_STATED PROBLEM_
Below is a listing to write out in full, exactly as given, without its pictures.

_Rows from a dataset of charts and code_
------
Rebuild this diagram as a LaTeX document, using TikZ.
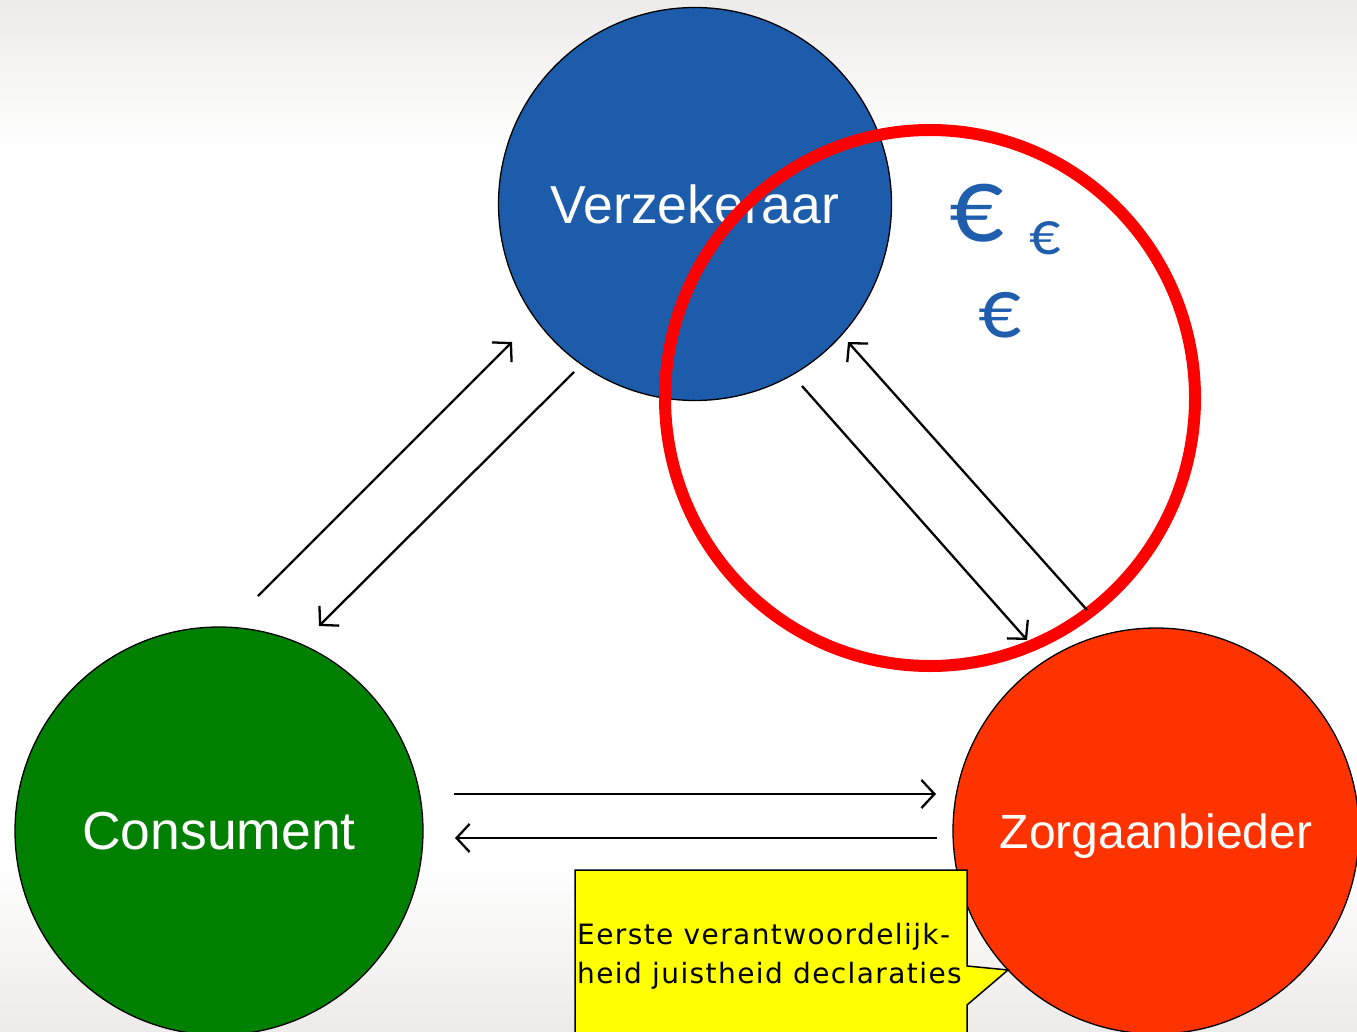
\documentclass[tikz,border=0pt]{standalone}
\usepackage{fontspec}
\setmainfont{Liberation Sans}
\newfontfamily\eurofont{Carlito}
\newfontfamily\callfont[LetterSpace=5]{DejaVu Sans}
\usetikzlibrary{arrows.meta}
\definecolor{bgtop}{HTML}{EDEBE9}
\definecolor{verzblue}{HTML}{1C5CAB}
\definecolor{consgreen}{HTML}{008000}
\definecolor{zorgred}{HTML}{FF3300}
\definecolor{ringred}{HTML}{FF0000}
\definecolor{eurblue}{HTML}{1F5DAD}
\definecolor{callyellow}{HTML}{FFFF00}
\tikzset{
  party/.style={circle, draw=black, line width=1.3pt, inner sep=0pt, text=white,
     font=\fontsize{53.5}{60}\selectfont},
  flow/.style={line width=2.3pt, -{Straight Barb[length=13pt,width=28pt,line width=2.3pt]}},
  euro/.style={text=eurblue, inner sep=0pt},
}
\begin{document}
\begin{tikzpicture}[x=1pt,y=-1pt]
\useasboundingbox (0,0) rectangle (1357,1032);
\fill[white] (0,0) rectangle (1357,1032);
\shade[top color=bgtop, bottom color=white] (0,0) rectangle (1357,150);
\shade[top color=white, bottom color=bgtop] (0,860) rectangle (1357,1032);

\node[party, fill=verzblue, minimum size=393pt] (verz) at (695,204) {Verzekeraar};
\node[party, fill=consgreen, minimum size=408pt] (cons) at (219,831) {Consument};
\node[party, fill=zorgred, minimum size=406pt, text depth=0pt,
      font=\fontsize{48}{56}\selectfont] (zorg) at (1156,831) {Zorgaanbieder};

\draw[ringred, line width=12pt] (930,398) ellipse [x radius=265, y radius=268];

\coordinate (a1s) at (258,596);  \coordinate (a1e) at (512,342);
\coordinate (a2s) at (574,372);  \coordinate (a2e) at (319,626);
\coordinate (a3s) at (802,386);  \coordinate (a3e) at (1027,640);
\coordinate (a4s) at (1087,610); \coordinate (a4e) at (848,342);
\coordinate (a5s) at (454,794);  \coordinate (a5e) at (936,794);
\coordinate (a6s) at (937,838);  \coordinate (a6e) at (455,838);
\draw[flow] (a1s) -- (a1e);
\draw[flow] (a2s) -- (a2e);
\draw[flow] (a3s) -- (a3e);
\draw[flow] (a4s) -- (a4e);
\draw[flow] (a5s) -- (a5e);
\draw[flow] (a6s) -- (a6e);

\node[euro, font=\eurofont\fontsize{108}{110}\selectfont] (e1) at (977,213) {€};
\node[euro, font=\eurofont\fontsize{62}{64}\selectfont] (e2) at (1045,238) {€};
\node[euro, font=\eurofont\fontsize{85}{88}\selectfont] (e3) at (1000,315) {€};

\draw[fill=callyellow, line width=1.5pt] (575,870) -- (967,870) -- (967,966) -- (1008,970)
   -- (967,1005) -- (967,1045) -- (575,1045) -- cycle;
\node[anchor=north west, inner sep=0pt, align=left,
      font=\callfont\fontsize{28}{39}\selectfont] (call) at (577,923)
  {Eerste verantwoordelijk-\\heid juistheid declaraties};
\end{tikzpicture}
\end{document}
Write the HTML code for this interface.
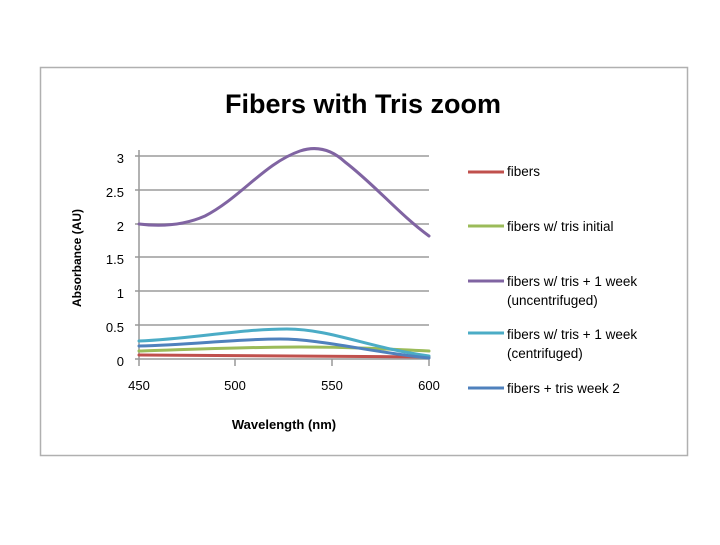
------
_ANSWER TO THIS PROBLEM_
Rebuild this diagram as a LaTeX document, using TikZ.
\documentclass[tikz,border=0pt]{standalone}
\usepackage{fontspec}
\setmainfont{Liberation Sans}
\newfontfamily\eurofont{Carlito}
\newfontfamily\callfont[LetterSpace=5]{DejaVu Sans}
\usetikzlibrary{arrows.meta}
\definecolor{bgtop}{HTML}{EDEBE9}
\definecolor{verzblue}{HTML}{1C5CAB}
\definecolor{consgreen}{HTML}{008000}
\definecolor{zorgred}{HTML}{FF3300}
\definecolor{ringred}{HTML}{FF0000}
\definecolor{eurblue}{HTML}{1F5DAD}
\definecolor{callyellow}{HTML}{FFFF00}
\tikzset{
  party/.style={circle, draw=black, line width=1.3pt, inner sep=0pt, text=white,
     font=\fontsize{53.5}{60}\selectfont},
  flow/.style={line width=2.3pt, -{Straight Barb[length=13pt,width=28pt,line width=2.3pt]}},
  euro/.style={text=eurblue, inner sep=0pt},
}
\begin{document}
\begin{tikzpicture}[x=1pt,y=-1pt]
\useasboundingbox (0,0) rectangle (1357,1032);
\fill[white] (0,0) rectangle (1357,1032);
\shade[top color=bgtop, bottom color=white] (0,0) rectangle (1357,150);
\shade[top color=white, bottom color=bgtop] (0,860) rectangle (1357,1032);

\node[party, fill=verzblue, minimum size=393pt] (verz) at (695,204) {Verzekeraar};
\node[party, fill=consgreen, minimum size=408pt] (cons) at (219,831) {Consument};
\node[party, fill=zorgred, minimum size=406pt, text depth=0pt,
      font=\fontsize{48}{56}\selectfont] (zorg) at (1156,831) {Zorgaanbieder};

\draw[ringred, line width=12pt] (930,398) ellipse [x radius=265, y radius=268];

\coordinate (a1s) at (258,596);  \coordinate (a1e) at (512,342);
\coordinate (a2s) at (574,372);  \coordinate (a2e) at (319,626);
\coordinate (a3s) at (802,386);  \coordinate (a3e) at (1027,640);
\coordinate (a4s) at (1087,610); \coordinate (a4e) at (848,342);
\coordinate (a5s) at (454,794);  \coordinate (a5e) at (936,794);
\coordinate (a6s) at (937,838);  \coordinate (a6e) at (455,838);
\draw[flow] (a1s) -- (a1e);
\draw[flow] (a2s) -- (a2e);
\draw[flow] (a3s) -- (a3e);
\draw[flow] (a4s) -- (a4e);
\draw[flow] (a5s) -- (a5e);
\draw[flow] (a6s) -- (a6e);

\node[euro, font=\eurofont\fontsize{108}{110}\selectfont] (e1) at (977,213) {€};
\node[euro, font=\eurofont\fontsize{62}{64}\selectfont] (e2) at (1045,238) {€};
\node[euro, font=\eurofont\fontsize{85}{88}\selectfont] (e3) at (1000,315) {€};

\draw[fill=callyellow, line width=1.5pt] (575,870) -- (967,870) -- (967,966) -- (1008,970)
   -- (967,1005) -- (967,1045) -- (575,1045) -- cycle;
\node[anchor=north west, inner sep=0pt, align=left,
      font=\callfont\fontsize{28}{39}\selectfont] (call) at (577,923)
  {Eerste verantwoordelijk-\\heid juistheid declaraties};
\end{tikzpicture}
\end{document}
Write the HTML code for this interface.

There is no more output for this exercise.